February 3, 2023
Ithaca, NY | 3°F


New wide receivers coach switches up his game

Wide receivers coach Reece Petty is used to playing and coaching in front of more than 50,000 fans. For him, game day was running out onto a huge Division I football field with his teammates and later, his colleagues.

Now coaching at a Division III school, the thrill is not from the fans, but from the players.

Petty was a wide receiver at the University of Kansas from 2006 to 2010. He had walked onto the team, which meant he did not receive an athletic scholarship, but he said he did not mind playing for free because of his love for the game. This is the same reason he said he wanted to coach at the Division III level — the players do not receive scholarships and play for the pure excitement of the game.

After graduating, he was an assistant football coach at Lansing High School in Lansing, Kansas, from 2011 to 2013, then a strength and conditioning intern for one year at his alma mater.

He was then a graduate assistant at Iowa State University from June 2014 to December 2015 and at the University at Buffalo in 2016.

As a graduate assistant, Petty was in charge of setting up drills and signaling plays from the sidelines, but he wasn’t able to coach as much as a full-time coach does.

After practice, he would import the film from that day’s practice so it would be ready for the coaches to watch.

Football head coach Dan Swanstrom said doing these tasks has already helped Petty with the few days he has been here.

“He’s helped the coaches with his ability to do some work with our computer programs and how he breaks down film,” Swanstrom said.

Even though Petty enjoyed his time on the Division I level, he said he was ready to spend more time coaching players.

Petty said he began looking at different schools that were looking for coaches, a process that prompted him to reach out to Swanstrom.

After receiving Petty’s application, Swanstrom said, recommendations from John Reagan, offensive coordinator at the University of Pennsylvania; Paul Rhoads, defensive coordinator at the University of Arkansas; and Tommy Mangino, offensive coordinator at the University of Kentucky, came in on Petty’s behalf.

“Those guys are proven as who they are as evaluators of people, and that created the interest,” Swanstrom said. “Reece came here on an interview and did a tremendous job with his knowledge of football and the skill set of what it takes to play wide receiver. His mentality fit with what we are looking for on our staff, and once we got to that point, it was an easy decision.”

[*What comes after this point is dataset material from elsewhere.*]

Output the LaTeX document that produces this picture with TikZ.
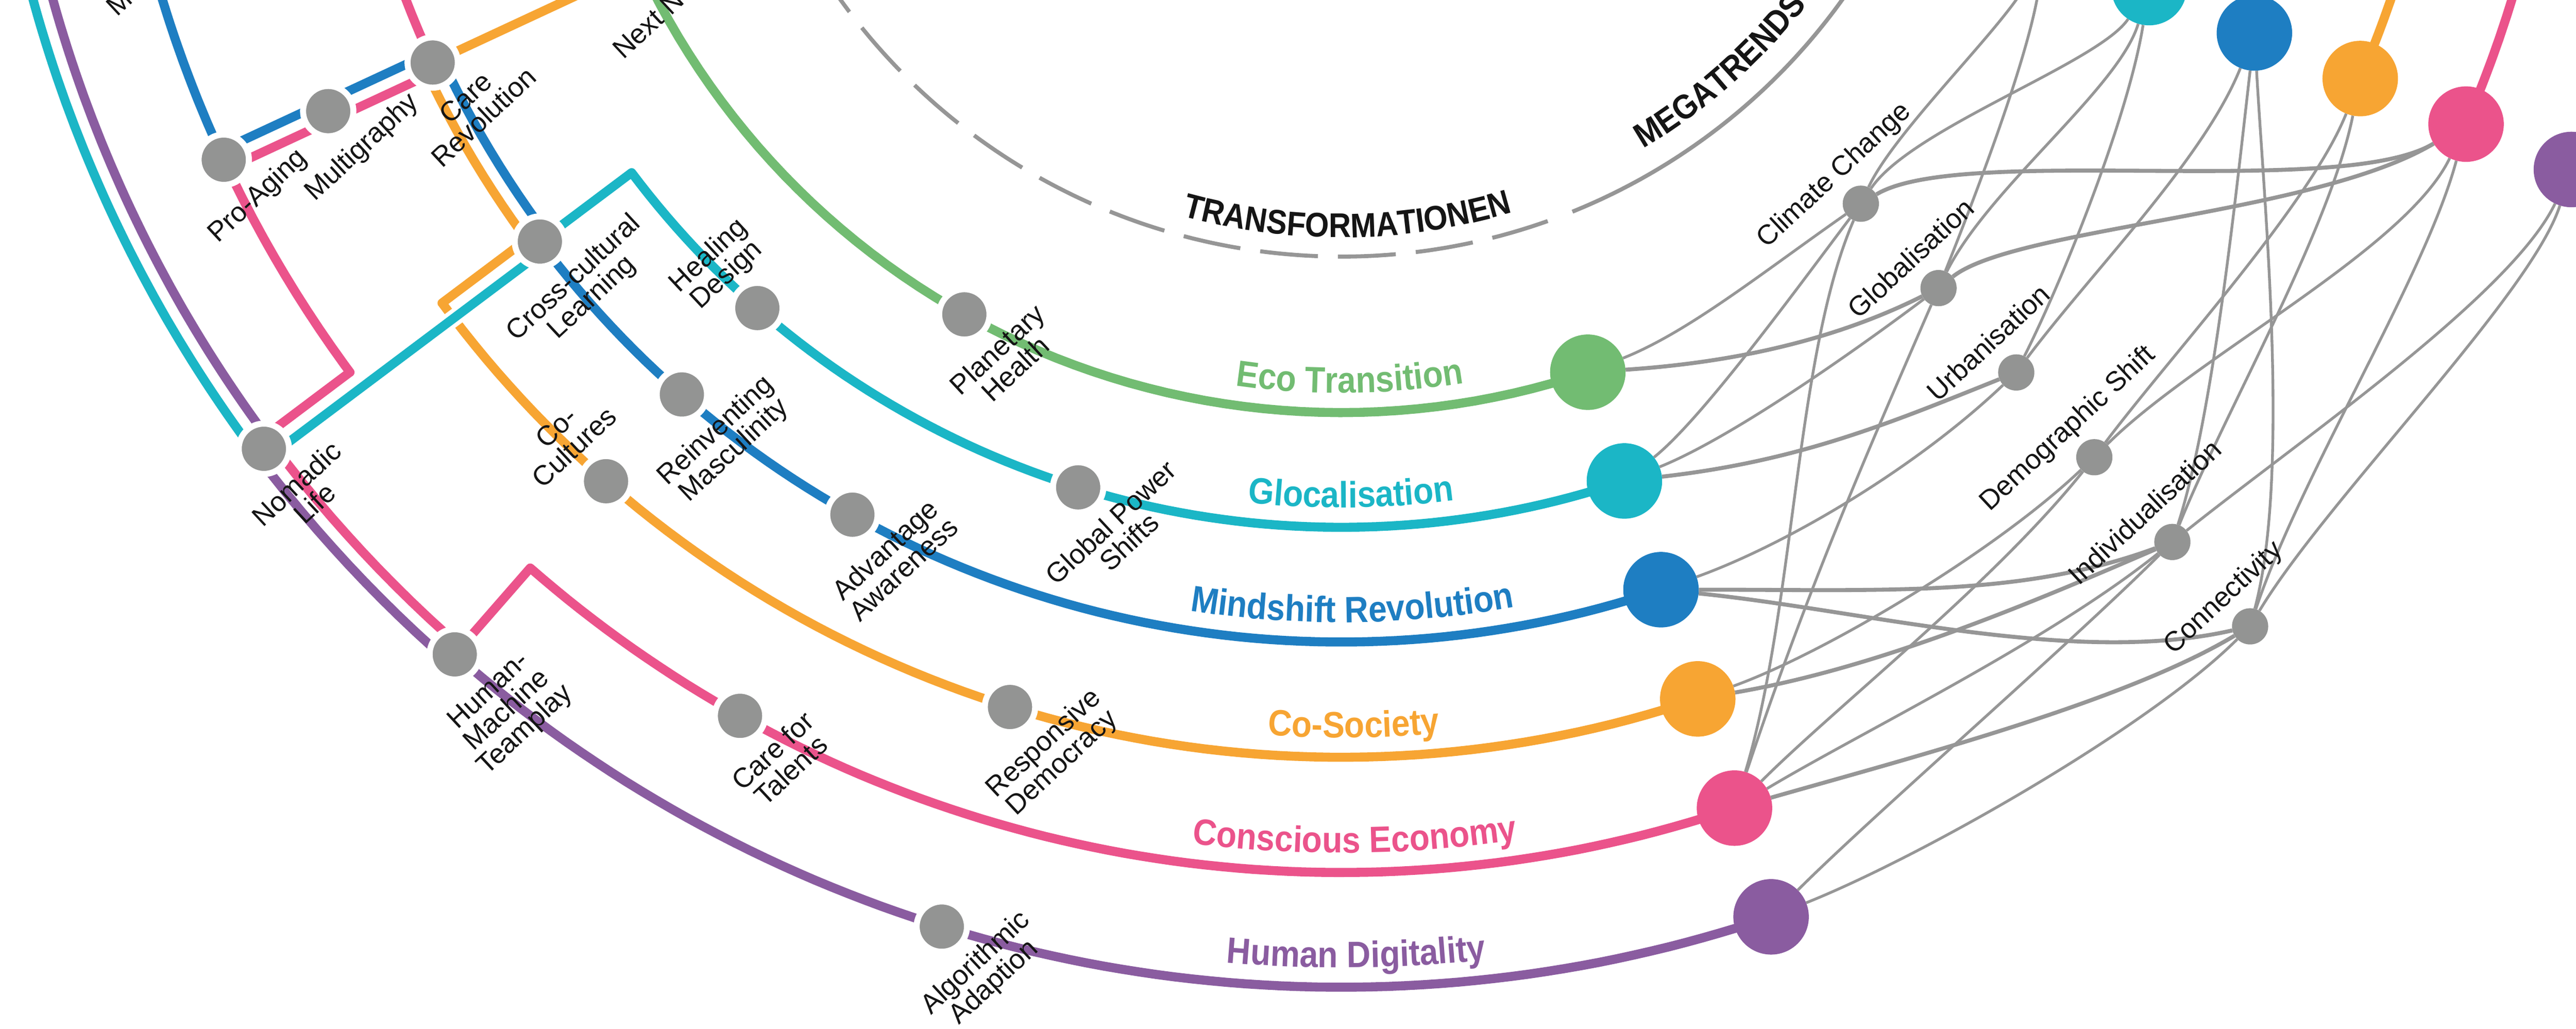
\documentclass[tikz,border=0pt]{standalone}
\usepackage{fontspec}
\setmainfont{Liberation Sans}
\newfontfamily\condfont[FakeStretch=0.9]{Liberation Sans}
\usetikzlibrary{calc,decorations.text}
\pgfdeclarelayer{bg}
\pgfdeclarelayer{lines}
\pgfsetlayers{bg,lines,main}
\definecolor{cgreen}{HTML}{72BC72}
\definecolor{cteal}{HTML}{1BB6C6}
\definecolor{cblue}{HTML}{1E7EC2}
\definecolor{corange}{HTML}{F7A533}
\definecolor{cpink}{HTML}{EB538B}
\definecolor{cpurple}{HTML}{8A5CA0}
\definecolor{cgray}{HTML}{939493}
\definecolor{clink}{HTML}{969696}
\definecolor{ctext}{HTML}{151515}
\newcommand{\defpt}[4]{\coordinate (#1) at ({2666+(#2)*sin(#3)+(#4)*cos(#3)},{-716+(#2)*cos(#3)-(#4)*sin(#3)});}
\newcommand{\metro}[2]{\draw[white,line width=34pt,line join=round] #2; \draw[#1,line width=18pt,line join=round] #2;}
\newcommand{\tlab}{\condfont\bfseries\fontsize{73}{73}\selectfont}
\newcommand{\rlab}{\condfont\bfseries\fontsize{68}{68}\selectfont}
\tikzset{
 ring/.style n args={3}{insert path={-- plot[domain=#2:#3,samples=80] ({2666+(#1)*sin(\x)},{-716+(#1)*cos(\x)})}},
 station/.style={circle,fill=cgray,draw=white,line width=12pt,minimum size=100pt,inner sep=0pt},
 bignode/.style={circle,fill=#1,minimum size=150pt,inner sep=0pt},
 mnode/.style={circle,fill=cgray,minimum size=72pt,inner sep=0pt},
 slabel/.style={rotate=43,anchor=north,align=center,inner sep=0pt,text=ctext,font=\fontsize{55}{53}\selectfont},
 ulabel/.style={rotate=43,anchor=south,align=center,inner sep=0pt,text=ctext,font=\fontsize{55}{53}\selectfont},
 mlabel/.style={rotate=43,anchor=base,inner sep=0pt,text=ctext,font=\fontsize{55}{53}\selectfont},
 lk/.style={draw=clink,line width=5.5pt},
 lkb/.style={draw=clink,line width=8pt},
}
\begin{document}
\begin{tikzpicture}[x=1pt,y=-1pt]
\useasboundingbox (0,0) rectangle (5120,2044);
\clip (0,0) rectangle (5120,2044);
% grid points
\foreach \i/\r in {1/1536,2/1764,3/1992,4/2221,5/2450,6/2678}{
  \foreach \k in {0,3,4,5,6,7,8}{
    \defpt{P\i\k}{\r}{18.6-11.95*\k}{0}
  }
}
% right-hand and megatrend positions
\defpt{Q1}{1520}{66.7}{0}
\defpt{Q2}{1748}{66.7}{0}
\defpt{Q3}{1976}{66.7}{0}
\defpt{Q4}{2205}{66.7}{0}
\defpt{Q5}{2434}{66.7}{0}
\defpt{Q6}{2662}{66.7}{0}
\defpt{N1}{1524}{42.65}{0}
\defpt{N2}{1752}{42.65}{0}
\defpt{N3}{1980}{42.65}{0}
\defpt{N4}{2209}{42.65}{0}
\defpt{N5}{2438}{42.65}{0}
\defpt{N6}{2666}{42.65}{0}
% offset points
\defpt{tA}{1992}{-53.1}{19}
\defpt{tB}{2678}{-53.1}{19}
\defpt{tC}{2697}{-53.1}{0}
\defpt{bA}{1973}{-53.1}{0}
\defpt{bB}{1992}{-65.05}{-19}
\defpt{bC}{2450}{-65.05}{-19}
\defpt{oA}{2221}{-53.1}{-19}
\defpt{oB}{1992}{-53.1}{-19}
\defpt{oC}{2011}{-53.1}{0}
\defpt{oD}{1250}{-65.05}{0}
\defpt{pA}{2659}{-41.15}{0}
\defpt{pB}{2678}{-53.1}{-19}
\defpt{pC}{2450}{-53.1}{-19}
\defpt{pD}{2450}{-65.05}{19}
\defpt{pE}{1992}{-65.05}{19}
\defpt{uA}{2697}{-41.15}{0}
\defpt{uB}{2659}{-53.1}{0}

% big transformation nodes
\node[bignode=cgreen] (L1) at (P10) {};
\node[bignode=cteal] (L2) at (P20) {};
\node[bignode=cblue] (L3) at (P30) {};
\node[bignode=corange] (L4) at (P40) {};
\node[bignode=cpink] (L5) at (P50) {};
\node[bignode=cpurple] (L6) at (P60) {};
\node[bignode=cgreen] (R1) at (Q1) {};
\node[bignode=cteal] (R2) at (Q2) {};
\node[bignode=cblue] (R3) at (Q3) {};
\node[bignode=corange] (R4) at (Q4) {};
\node[bignode=cpink] (R5) at (Q5) {};
\node[bignode=cpurple] (R6) at (Q6) {};
% megatrend nodes
\node[mnode] (M1) at (N1) {};
\node[mnode] (M2) at (N2) {};
\node[mnode] (M3) at (N3) {};
\node[mnode] (M4) at (N4) {};
\node[mnode] (M5) at (N5) {};
\node[mnode] (M6) at (N6) {};
% stations
\node[station] (stNext) at (P17) {};
\node[station] (stMent) at (P58) {};
\node[station] (stPro) at (P57) {};
\node[station] (stMulti) at (P47) {};
\node[station] (stCare) at (P37) {};
\node[station] (stCross) at (P36) {};
\node[station] (stHeal) at (P25) {};
\node[station] (stPlan) at (P14) {};
\node[station] (stReinv) at (P35) {};
\node[station] (stCoCult) at (P45) {};
\node[station] (stNomad) at (P66) {};
\node[station] (stHMT) at (P65) {};
\node[station] (stTal) at (P54) {};
\node[station] (stAdv) at (P34) {};
\node[station] (stGPS) at (P23) {};
\node[station] (stResp) at (P43) {};
\node[station] (stAlgo) at (P63) {};

% station labels
\node[slabel] at ($(stNext)+(50.5,54.1)$) {\rule{0pt}{40pt}Next Normal};
\node[slabel] at ($(stMent)+(50.5,54.1)$) {\rule{0pt}{40pt}Mental Health};
\node[slabel] at ($(stPro)+(50.5,54.1)$) {\rule{0pt}{40pt}Pro-Aging};
\node[slabel] at ($(stMulti)+(50.5,54.1)$) {\rule{0pt}{40pt}Multigraphy};
\node[slabel] at ($(stCare)+(50.5,54.1)$) {\rule{0pt}{40pt}Care\\Revolution};
\node[slabel] at ($(stCross)+(50.5,54.1)$) {\rule{0pt}{40pt}Cross-cultural\\Learning};
\node[ulabel] at ($(stHeal)+(-40.2,-43.1)$) {Healing\\Design\rule[-15pt]{0pt}{15pt}};
\node[slabel] at ($(stPlan)+(50.5,54.1)$) {\rule{0pt}{40pt}Planetary\\Health};
\node[slabel] at ($(stReinv)+(50.5,54.1)$) {\rule{0pt}{40pt}Reinventing\\Masculinity};
\node[ulabel] at ($(stCoCult)+(-40.2,-43.1)$) {Co-\\Cultures\rule[-15pt]{0pt}{15pt}};
\node[slabel] at ($(stNomad)+(50.5,54.1)$) {\rule{0pt}{40pt}Nomadic\\Life};
\node[slabel] at ($(stHMT)+(50.5,54.1)$) {\rule{0pt}{40pt}Human-\\Machine\\Teamplay};
\node[slabel] at ($(stTal)+(50.5,54.1)$) {\rule{0pt}{40pt}Care for\\Talents};
\node[slabel] at ($(stAdv)+(50.5,54.1)$) {\rule{0pt}{40pt}Advantage\\Awareness};
\node[slabel] at ($(stGPS)+(50.5,54.1)$) {\rule{0pt}{40pt}Global Power\\Shifts};
\node[slabel] at ($(stResp)+(50.5,54.1)$) {\rule{0pt}{40pt}Responsive\\Democracy};
\node[slabel] at ($(stAlgo)+(50.5,54.1)$) {\rule{0pt}{40pt}Algorithmic\\Adaption};

% megatrend labels
\node[mlabel] at ($(M1)+(-42.3,-45.3)$) {Climate Change};
\node[mlabel] at ($(M2)+(-42.3,-45.3)$) {Globalisation};
\node[mlabel] at ($(M3)+(-42.3,-45.3)$) {Urbanisation};
\node[mlabel] at ($(M4)+(-42.3,-45.3)$) {Demographic Shift};
\node[mlabel] at ($(M5)+(-42.3,-45.3)$) {Individualisation};
\node[mlabel] at ($(M6)+(-42.3,-45.3)$) {Connectivity};

% transformation labels along the rings
\path[decorate,decoration={text along path,text align=center,text={|\tlab\color{cgreen}|Eco Transition}}] plot[domain=-24.35:25.65,samples=120] ({2666+1497*sin(\x)},{-716+1497*cos(\x)});
\path[decorate,decoration={text along path,text align=center,text={|\tlab\color{cteal}|Glocalisation}}] plot[domain=-24.35:25.65,samples=120] ({2666+1725*sin(\x)},{-716+1725*cos(\x)});
\path[decorate,decoration={text along path,text align=center,text={|\tlab\color{cblue}|Mindshift Revolution}}] plot[domain=-24.35:25.65,samples=120] ({2666+1953*sin(\x)},{-716+1953*cos(\x)});
\path[decorate,decoration={text along path,text align=center,text={|\tlab\color{corange}|Co-Society}}] plot[domain=-24.35:25.65,samples=120] ({2666+2182*sin(\x)},{-716+2182*cos(\x)});
\path[decorate,decoration={text along path,text align=center,text={|\tlab\color{cpink}|Conscious Economy}}] plot[domain=-24.35:25.65,samples=120] ({2666+2411*sin(\x)},{-716+2411*cos(\x)});
\path[decorate,decoration={text along path,text align=center,text={|\tlab\color{cpurple}|Human Digitality}}] plot[domain=-24.35:25.65,samples=120] ({2666+2639*sin(\x)},{-716+2639*cos(\x)});
% ring titles
\path[decorate,decoration={text along path,text align=center,text={|\rlab\color{ctext}|TRANSFORMATIONEN}}] plot[domain=-29.4:30.6,samples=120] ({2666+1188*sin(\x)},{-716+1188*cos(\x)});
\path[decorate,decoration={text along path,text align=left,text={|\rlab\color{ctext}|MEGATRENDS}}] plot[domain=30.7:80,samples=120] ({2666+1176*sin(\x)},{-716+1176*cos(\x)});

% metro lines
\begin{pgfonlayer}{lines}
\metro{cgreen}{(P10) [ring={1536}{18.6}{-95}]}
\metro{cblue}{(P30) [ring={1992}{18.6}{-53.1}] -- (bA) [ring={1973}{-53.1}{-65.05}] -- (bB) -- (bC) -- (P57) [ring={2450}{-65.05}{-95}]}
\metro{corange}{(P40) [ring={2221}{18.6}{-53.59}] -- (oA) -- (oB) -- (oC) [ring={2011}{-53.1}{-65.05}] -- (P37) -- (P17) -- (oD)}
\metro{cpink}{(P50) [ring={2450}{18.6}{-41.15}] -- (P65) -- (pA) [ring={2659}{-41.15}{-53.1}] -- (pB) -- (pC) [ring={2450}{-53.54}{-65.05}] -- (pD) -- (pE) -- (P37) [ring={1992}{-65.05}{-95}]}
\metro{cpurple}{(P60) [ring={2678}{18.6}{-41.15}] -- (uA) [ring={2697}{-41.15}{-53.1}] -- (uB) [ring={2659}{-53.1}{-95}]}
\metro{cteal}{(P20) [ring={1764}{18.6}{-53.1}] -- (P36) -- (tA) -- (tB) -- (tC) [ring={2697}{-53.1}{-95}]}
% right-hand continuations
\draw[cgreen,line width=18pt] (Q1) [ring={1520}{66.7}{95}];
\draw[cteal,line width=18pt] (Q2) [ring={1748}{66.7}{95}];
\draw[cblue,line width=18pt] (Q3) [ring={1976}{66.7}{95}];
\draw[corange,line width=18pt] (Q4) [ring={2205}{66.7}{95}];
\draw[cpink,line width=18pt] (Q5) [ring={2434}{66.7}{95}];
\draw[cpurple,line width=18pt] (Q6) [ring={2662}{66.7}{95}];
\end{pgfonlayer}

% background: rings and links
\begin{pgfonlayer}{bg}
\draw[clink,line width=8pt,dash pattern=on 115pt off 40pt] plot[domain=-80:20,samples=160] ({2666+1226*sin(\x)},{-716+1226*cos(\x)});
\draw[clink,line width=8pt] plot[domain=22:80,samples=100] ({2666+1226*sin(\x)},{-716+1226*cos(\x)});
% left links
\draw[lk] (L1) .. controls +(200,-80) and +(-200,140) .. (M1);
\draw[lkb] (L1) .. controls +(300,-20) and +(-200,100) .. (M2);
\draw[lk] (L2) .. controls +(150,-120) and +(-150,200) .. (M1);
\draw[lk] (L2) .. controls +(200,-80) and +(-200,150) .. (M2);
\draw[lkb] (L2) .. controls +(350,-40) and +(-250,100) .. (M3);
\draw[lk] (L3) .. controls +(250,-90) and +(-200,190) .. (M3);
\draw[lkb] (L3) .. controls +(450,0) and +(-300,110) .. (M5);
\draw[lkb] (L3) .. controls +(400,40) and +(-350,80) .. (M6);
\draw[lk] (L4) .. controls +(250,-90) and +(-200,190) .. (M4);
\draw[lkb] (L4) .. controls +(350,-60) and +(-300,130) .. (M5);
\draw[lk] (L5) .. controls +(120,-400) and +(-130,300) .. (M1);
\draw[lk] (L5) .. controls +(150,-450) and +(-130,300) .. (M2);
\draw[lk] (L5) .. controls +(200,-200) and +(-200,250) .. (M4);
\draw[lk] (L5) .. controls +(250,-150) and +(-250,200) .. (M5);
\draw[lkb] (L5) .. controls +(350,-100) and +(-250,150) .. (M6);
\draw[lk] (L6) .. controls +(200,-200) and +(-200,200) .. (M5);
\draw[lk] (L6) .. controls +(300,-120) and +(-200,200) .. (M6);
% right links
\draw[lk] (M1) .. controls +(70,-150) and +(-60,150) .. (R1);
\draw[lk] (M1) .. controls +(100,-150) and +(-100,150) .. (R2);
\draw[lkb] (M1) .. controls +(200,-120) and +(-250,150) .. (R5);
\draw[lk] (M2) .. controls +(80,-200) and +(-20,200) .. (R1);
\draw[lk] (M2) .. controls +(100,-200) and +(-60,200) .. (R2);
\draw[lkb] (M2) .. controls +(150,-120) and +(-300,180) .. (R5);
\draw[lk] (M3) .. controls +(100,-200) and +(-40,250) .. (R2);
\draw[lk] (M3) .. controls +(150,-200) and +(-100,250) .. (R3);
\draw[lk] (M4) .. controls +(150,-200) and +(-100,250) .. (R4);
\draw[lk] (M4) .. controls +(200,-200) and +(-120,250) .. (R5);
\draw[lk] (M5) .. controls +(80,-250) and +(-40,350) .. (R3);
\draw[lk] (M5) .. controls +(100,-250) and +(-60,300) .. (R4);
\draw[lk] (M5) .. controls +(250,-200) and +(-120,250) .. (R6);
\draw[lk] (M6) .. controls +(80,-300) and +(20,350) .. (R3);
\draw[lk] (M6) .. controls +(100,-300) and +(-80,300) .. (R5);
\draw[lk] (M6) .. controls +(150,-250) and +(-80,250) .. (R6);
\end{pgfonlayer}
\end{tikzpicture}
\end{document}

Swanstrom said he was looking for was someone who had energy, was excited to work and teach the players, and was not constantly looking for their next job.

“There are great coaches at all levels, and his product of who he’s become is because of the coaches he’s been around — that’s why we were interested in hiring him,” he said. “The levels we could care less about, but his education is what we care about, and he’s a great teacher.”

Petty said the coaches and teachers he has had over the years have helped him gain the knowledge it takes to be a good coach.

“I try to pride myself on being very knowledgeable about the wide receiver position,” Petty said. “Everything from technique to X’s and O’s. I’ve tried to really refine my craft the last few years. I want to help the wide receivers however I can.”

Junior wide receiver JR Zazzara said the knowledge Petty has gained from the people he previously worked with will greatly help the Bombers.

“He’s worked with some of the best people,” Zazzara said. “He’s been at some of the best places. The different techniques, the different ways of coaching that he has been exposed to — just that being reflected at the Division III school. And it has an astronomical impact.

After working with the team for a little more than a week, Zazzara said, Petty has earned respect through his interactions with the team.

“The individual time that he has wanted to spend with us and [watching] film and how he incorporates us in the offense and working together already,” Zazzara said. “The earned respect part has a huge impact. On the field, off the field, taking coaching points and having a good relationship makes all that enjoyable.”

Petty said that so far, his time with the South Hill squad has been enjoyable and that he is looking forward to what the rest of the year and the fall season will bring.

“One of the first things I noticed is the pure enjoyment of the players here at Ithaca,” Petty said. “They love football. They are getting after one another and being competitive, and it’s been a lot of fun seeing that enthusiasm.”